What you should do: Drop every picture. Then return, exactly, the lines from the beginning of the listing below through the one containing "import pandas as pd".

Data segment:
"""

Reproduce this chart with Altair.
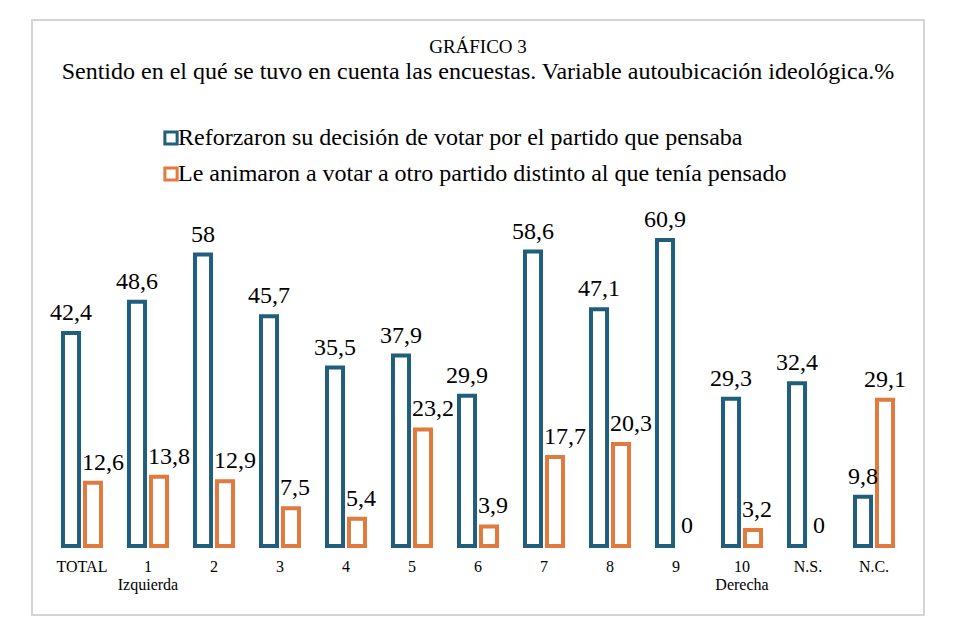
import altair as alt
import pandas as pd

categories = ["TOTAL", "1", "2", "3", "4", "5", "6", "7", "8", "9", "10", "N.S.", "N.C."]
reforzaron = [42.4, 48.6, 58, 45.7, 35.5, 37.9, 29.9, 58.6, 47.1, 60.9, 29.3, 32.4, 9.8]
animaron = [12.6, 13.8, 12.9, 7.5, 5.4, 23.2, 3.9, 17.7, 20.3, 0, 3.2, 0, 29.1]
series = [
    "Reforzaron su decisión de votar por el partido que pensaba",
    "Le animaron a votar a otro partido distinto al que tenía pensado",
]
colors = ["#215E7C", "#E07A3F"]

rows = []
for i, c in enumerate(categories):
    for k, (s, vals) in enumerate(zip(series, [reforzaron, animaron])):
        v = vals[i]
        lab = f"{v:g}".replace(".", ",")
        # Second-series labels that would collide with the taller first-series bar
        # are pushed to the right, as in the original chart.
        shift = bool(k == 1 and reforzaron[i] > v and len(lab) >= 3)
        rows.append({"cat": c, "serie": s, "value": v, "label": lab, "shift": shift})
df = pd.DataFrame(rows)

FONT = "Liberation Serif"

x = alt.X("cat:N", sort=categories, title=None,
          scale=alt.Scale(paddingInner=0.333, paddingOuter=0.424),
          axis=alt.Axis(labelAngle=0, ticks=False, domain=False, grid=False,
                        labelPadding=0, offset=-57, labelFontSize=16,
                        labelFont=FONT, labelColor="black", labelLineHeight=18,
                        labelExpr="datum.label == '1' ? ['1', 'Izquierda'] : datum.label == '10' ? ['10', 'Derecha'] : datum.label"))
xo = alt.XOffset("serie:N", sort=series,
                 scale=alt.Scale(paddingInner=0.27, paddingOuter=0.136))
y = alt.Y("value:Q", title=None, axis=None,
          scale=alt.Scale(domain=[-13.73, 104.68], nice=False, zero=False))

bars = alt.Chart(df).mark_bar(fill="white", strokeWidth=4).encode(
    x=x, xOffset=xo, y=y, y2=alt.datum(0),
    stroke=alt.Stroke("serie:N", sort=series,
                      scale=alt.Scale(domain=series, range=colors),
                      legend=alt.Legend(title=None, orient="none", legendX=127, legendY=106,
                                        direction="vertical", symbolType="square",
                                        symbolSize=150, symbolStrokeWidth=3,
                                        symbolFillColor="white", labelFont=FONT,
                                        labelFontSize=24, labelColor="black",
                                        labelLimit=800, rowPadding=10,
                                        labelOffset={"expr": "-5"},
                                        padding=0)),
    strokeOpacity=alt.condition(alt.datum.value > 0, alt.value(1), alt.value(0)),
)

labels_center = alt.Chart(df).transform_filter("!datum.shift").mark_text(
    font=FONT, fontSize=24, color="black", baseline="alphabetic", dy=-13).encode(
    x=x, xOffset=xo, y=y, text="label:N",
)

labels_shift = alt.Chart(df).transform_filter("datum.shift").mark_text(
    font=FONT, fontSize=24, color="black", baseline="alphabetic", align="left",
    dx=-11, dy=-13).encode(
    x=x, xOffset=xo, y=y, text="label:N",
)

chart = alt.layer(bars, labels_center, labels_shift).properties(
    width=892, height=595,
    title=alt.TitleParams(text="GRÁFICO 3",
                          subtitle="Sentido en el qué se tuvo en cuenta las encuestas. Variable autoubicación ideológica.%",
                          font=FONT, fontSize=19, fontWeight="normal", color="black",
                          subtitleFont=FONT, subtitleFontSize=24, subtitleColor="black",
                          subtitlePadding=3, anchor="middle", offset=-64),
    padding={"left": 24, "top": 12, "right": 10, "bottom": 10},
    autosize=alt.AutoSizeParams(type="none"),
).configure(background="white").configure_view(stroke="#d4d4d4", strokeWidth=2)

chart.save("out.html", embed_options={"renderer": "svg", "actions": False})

"""

Correct output:
Reproduce this chart with Altair.
import altair as alt
import pandas as pd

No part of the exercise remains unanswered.